Natürlich drückt auch ein wenig der schlechte Bundestrend auf die Erfolgsaussichten der Grünen im bayerischen Landtag. Noch mehr allerdings wohl das Bekenntnis zu einem möglichen Dreierbündnis mit der SPD und den Freien Wählern (FW), welches als Dreierbündnis allerdings nie bestätigt wurde durch Hubert Aiwanger, dem Freien Wähler schlechthin. Wüsste man’s nicht besser aus den Plenarsitzungen im Münchner Maximilianeum, fragte man sich manchmal, ob es eigentlich außer Aiwanger noch andere Freie Wähler in Bayern gibt? Richtig vorzeigbare jedenfalls nicht. Aiwanger hat nicht nur die Pole, sondern auch das Meinungsmonopol unter den Seinen (was einschließt, dass er zum Beispiel die „Renaissance der Dorfmetzgerei“ betreiben will, ein hehres Ziel). Hauptsächlich jedoch kultiviert er – mit den zehn Prozent von den letzen Wahlen im Rücken – (s)einen Urhass auf die CSU, mag aber doch nicht ausschließen, in die Rolle des Königsmachers zu schlüpfen, sollte Seehofer nicht von alleine auf den Regierungssessel kommen.
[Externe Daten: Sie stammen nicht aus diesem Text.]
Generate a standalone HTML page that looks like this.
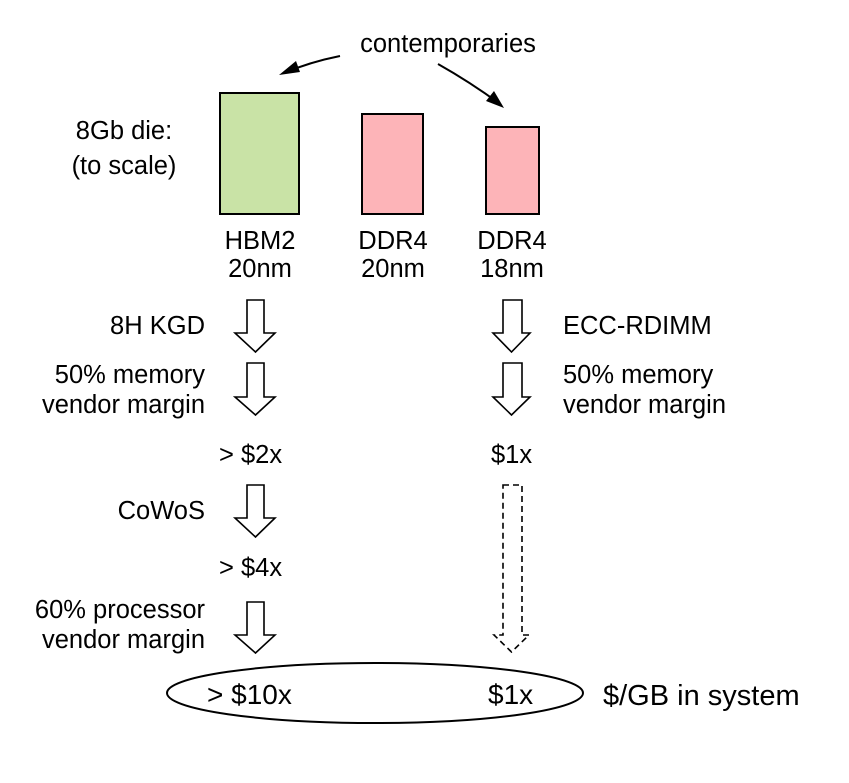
<!DOCTYPE html>
<html><head><style>body{margin:0;background:#fff}</style></head><body>
<svg width="849" height="778" viewBox="0 0 849 778" xmlns="http://www.w3.org/2000/svg" font-family="Liberation Sans, sans-serif" fill="#000">
<rect width="849" height="778" fill="#fff"/>
<text x="448" y="52" font-size="25.5" text-anchor="middle">contemporaries</text>
<path d="M340,56 Q310,62 284,73" fill="none" stroke="#000" stroke-width="2"/>
<path d="M279,75 L296,61 L300,72 z"/>
<path d="M438,64 Q470,82 500,104" fill="none" stroke="#000" stroke-width="2"/>
<path d="M504,108 L486,101 L494,91 z"/>
<rect x="220" y="93" width="79" height="121" fill="#c9e3a6" stroke="#000" stroke-width="2"/>
<rect x="362" y="114" width="61" height="100" fill="#fdb4b8" stroke="#000" stroke-width="2"/>
<rect x="486" y="127" width="53" height="87" fill="#fdb4b8" stroke="#000" stroke-width="2"/>
<g font-size="25.5">
<text x="124" y="139" text-anchor="middle">8Gb die:</text>
<text x="124" y="174" text-anchor="middle">(to scale)</text>
<text x="260" y="249" text-anchor="middle">HBM2</text>
<text x="260" y="277" text-anchor="middle">20nm</text>
<text x="393" y="249" text-anchor="middle">DDR4</text>
<text x="393" y="277" text-anchor="middle">20nm</text>
<text x="512" y="249" text-anchor="middle">DDR4</text>
<text x="512" y="277" text-anchor="middle">18nm</text>
<text x="205" y="334" text-anchor="end">8H KGD</text>
<text x="205" y="383" text-anchor="end">50% memory</text>
<text x="205" y="413" text-anchor="end">vendor margin</text>
<text x="219" y="463">&gt; $2x</text>
<text x="491" y="463">$1x</text>
<text x="205" y="519" text-anchor="end">CoWoS</text>
<text x="219" y="576">&gt; $4x</text>
<text x="205" y="618" text-anchor="end">60% processor</text>
<text x="205" y="648" text-anchor="end">vendor margin</text>
<text x="563" y="334">ECC-RDIMM</text>
<text x="563" y="383">50% memory</text>
<text x="563" y="413">vendor margin</text>
</g>
<g fill="#fff" stroke="#000" stroke-width="1.6">
<path d="M247,300 H264 V333 H275 L255.5,352 L235,333 H247 Z"/>
<path d="M247,363 H264 V397 H275 L255.5,415 L235,397 H247 Z"/>
<path d="M247,485 H264 V518 H275 L255.5,537 L235,518 H247 Z"/>
<path d="M247,602 H264 V635 H275 L255.5,653 L235,635 H247 Z"/>
<path d="M503,300 H522 V333 H530 L511.5,352 L493,333 H503 Z"/>
<path d="M503,363 H522 V397 H530 L511.5,415 L493,397 H503 Z"/>
<path d="M503,485 H522 V635 H529 L511.5,652 L494,635 H503 Z" stroke-dasharray="6,4"/>
<ellipse cx="375" cy="693" rx="208" ry="30" stroke-width="2"/>
</g>
<text x="207" y="704" font-size="28">&gt; $10x</text>
<text x="488" y="704" font-size="28">$1x</text>
<text x="603" y="705" font-size="29">$/GB in system</text>
</svg>
</body></html>
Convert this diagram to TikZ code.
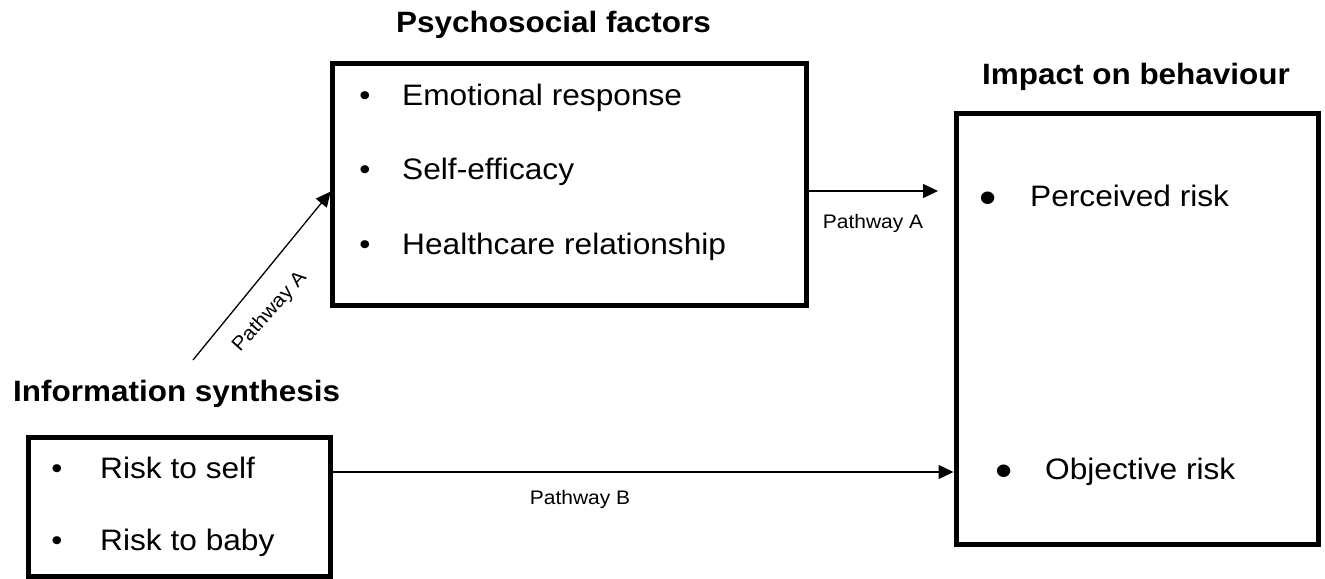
\documentclass[tikz,border=0pt]{standalone}
\usepackage{fontspec}
\setmainfont{Liberation Sans}[FakeStretch=1.07]
\usetikzlibrary{arrows.meta}
\begin{document}
\begin{tikzpicture}[x=1bp,y=-1bp,
  box/.style={draw=black,line width=5bp,rectangle,inner sep=0pt,outer sep=0pt},
  title/.style={anchor=base west,inner sep=0pt,font=\fontsize{29.4bp}{34bp}\selectfont\bfseries},
  item/.style={anchor=base west,inner sep=0pt,font=\fontsize{29.6bp}{34bp}\selectfont},
  bul/.style={anchor=base,inner sep=0pt,font=\fontsize{29.6bp}{34bp}\selectfont},
  bigbul/.style={anchor=base,inner sep=0pt,font=\fontsize{46bp}{50bp}\selectfont},
  plabel/.style={inner sep=0pt,font=\fontsize{19.6bp}{23bp}\selectfont},
  arr/.style={line width=1.3bp,-{Triangle[length=15bp,width=14bp]}}]
\useasboundingbox (0,0) rectangle (1325,579);

% boxes
\node[box,minimum width=474bp,minimum height=241bp] (mid) at (569,184.5) {};
\node[box,minimum width=362bp,minimum height=430bp] (right) at (1137,329) {};
\node[box,minimum width=301bp,minimum height=139bp] (left) at (179.5,506.5) {};

% titles
\node[title] (tmid) at (396,33) {Psychosocial factors};
\node[title] (tright) at (982,85) {Impact on behaviour};
\node[title] (tleft) at (13,401) {Information synthesis};

% middle items
\node[bul] (bm1) at (365,106) {•};
\node[item] (im1) at (402,106) {Emotional response};
\node[bul] (bm2) at (365,180) {•};
\node[item] (im2) at (402,180) {Self-efficacy};
\node[bul] (bm3) at (365,254) {•};
\node[item] (im3) at (402,254) {Healthcare relationship};

% right items
\node[bigbul] (br1) at (988,213) {•};
\node[item] (ir1) at (1030,206) {Perceived risk};
\node[bigbul] (br2) at (1004,486) {•};
\node[item] (ir2) at (1045,479) {Objective risk};

% left items
\node[bul] (bl1) at (57,478) {•};
\node[item] (il1) at (100,478) {Risk to self};
\node[bul] (bl2) at (57,550) {•};
\node[item] (il2) at (100,550) {Risk to baby};

% connectors
\coordinate (d0) at (193,360);
\coordinate (d1) at (0,190);
\coordinate (a1y) at (0,191);
\coordinate (a1e) at (938,191);
\coordinate (pby) at (0,472);

\draw[arr,shorten >=2bp] (d0) -- (mid.west |- d1);
\draw[arr] (mid.east |- a1y) -- (a1e);
\draw[arr,shorten >=2.5bp] (left.east |- pby) -- (right.west |- pby);

% pathway labels
\node[plabel,rotate=48] (pla) at (270,312) {Pathway A};
\node[plabel] (plb) at (873,223) {Pathway A};
\node[plabel] (plc) at (580,499) {Pathway B};
\end{tikzpicture}
\end{document}
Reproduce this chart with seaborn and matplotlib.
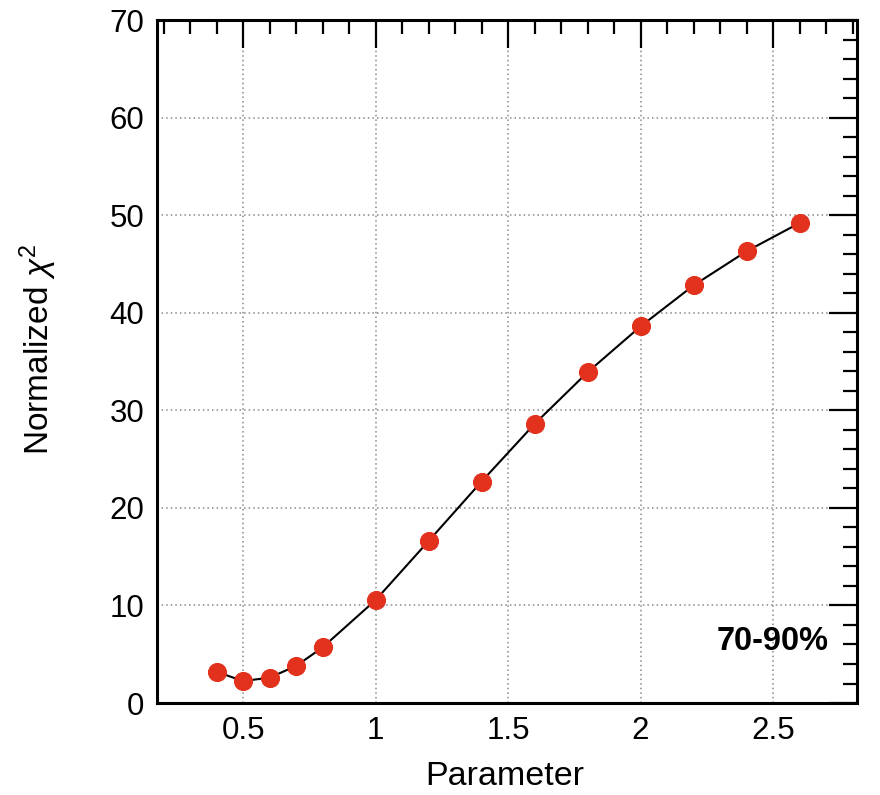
import matplotlib
matplotlib.use("Agg")
import matplotlib.pyplot as plt
from matplotlib.ticker import MultipleLocator
import seaborn as sns
import pandas as pd

# Scan of the parameter and the resulting normalized chi-square
param = [0.4, 0.5, 0.6, 0.7, 0.8, 1.0, 1.2, 1.4, 1.6, 1.8, 2.0, 2.2, 2.4, 2.6]
chi2 = [3.2, 2.25, 2.6, 3.8, 5.7, 10.55, 16.6, 22.7, 28.6, 33.9, 38.6, 42.8, 46.3, 49.2]
centrality = "70-90%"

df = pd.DataFrame({"Parameter": param, "chi2": chi2})

sns.set_style("white")
plt.rcParams["font.family"] = ["Liberation Sans", "DejaVu Sans"]
plt.rcParams["mathtext.fontset"] = "custom"
plt.rcParams["mathtext.it"] = "Liberation Sans:italic"
plt.rcParams["mathtext.rm"] = "Liberation Sans"
plt.rcParams["text.color"] = "black"
plt.rcParams["axes.labelcolor"] = "black"
plt.rcParams["xtick.color"] = "black"
plt.rcParams["ytick.color"] = "black"

fig = plt.figure(figsize=(8.8, 7.95), dpi=100)
ax = fig.add_axes([0.1784, 0.1157, 0.7955, 0.8591])

sns.lineplot(data=df, x="Parameter", y="chi2", ax=ax, color="black",
             linewidth=1.5, marker="o", markersize=13,
             markerfacecolor="#e2311d", markeredgecolor="#e2311d", zorder=3)

ax.set_xlim(0.175, 2.817)
ax.set_ylim(0, 70)
ax.xaxis.set_major_locator(MultipleLocator(0.5))
ax.xaxis.set_minor_locator(MultipleLocator(0.1))
ax.yaxis.set_major_locator(MultipleLocator(10))
ax.yaxis.set_minor_locator(MultipleLocator(2))
ax.xaxis.set_major_formatter(plt.FuncFormatter(lambda v, p: f"{v:g}"))

ax.tick_params(which="both", direction="in", top=True, right=True,
               width=1.6, color="black", labelsize=22.5, pad=9)
ax.tick_params(which="major", length=20)
ax.tick_params(which="minor", length=10)

ax.grid(True, which="major", linestyle=(0, (1, 2)), color="#888888", linewidth=1.1)
for s in ax.spines.values():
    s.set_linewidth(2.2)
    s.set_color("black")

ax.set_xlabel("Parameter", fontsize=24.5, ha="center", va="center")
ax.xaxis.set_label_coords(0.497, -0.107)
ax.set_ylabel(r"Normalized $\chi^2$", fontsize=24, ha="center", va="center")
ax.yaxis.set_label_coords(-0.17, 0.518)

ax.text(2.71, 6.3, centrality, fontsize=23.5, fontweight="bold",
        ha="right", va="center")

fig.savefig("out.png", dpi=100)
Aiwanger ist die eigentliche Diva im Münchner Landtag, wo es am Sonntag immerhin mit großer Sicherheit zur Aufhebung eines Kuriosums kommen wird. Noch nämlich sitzt Horst Seehofer, der nicht vorgesehene Nachrücker beim letzten Mal, als einzig nicht gewählter Abgeordneter, also gewissermaßen als geduldeter Gast, im Maximilianeum. Gewinnt er seinen Wahlkreis, was stark anzunehmen ist, wäre er endlich legitimiert.

Ob es zur Nobilitierung durch die absolute Mehrheit reicht, muss sich dann aber noch weisen.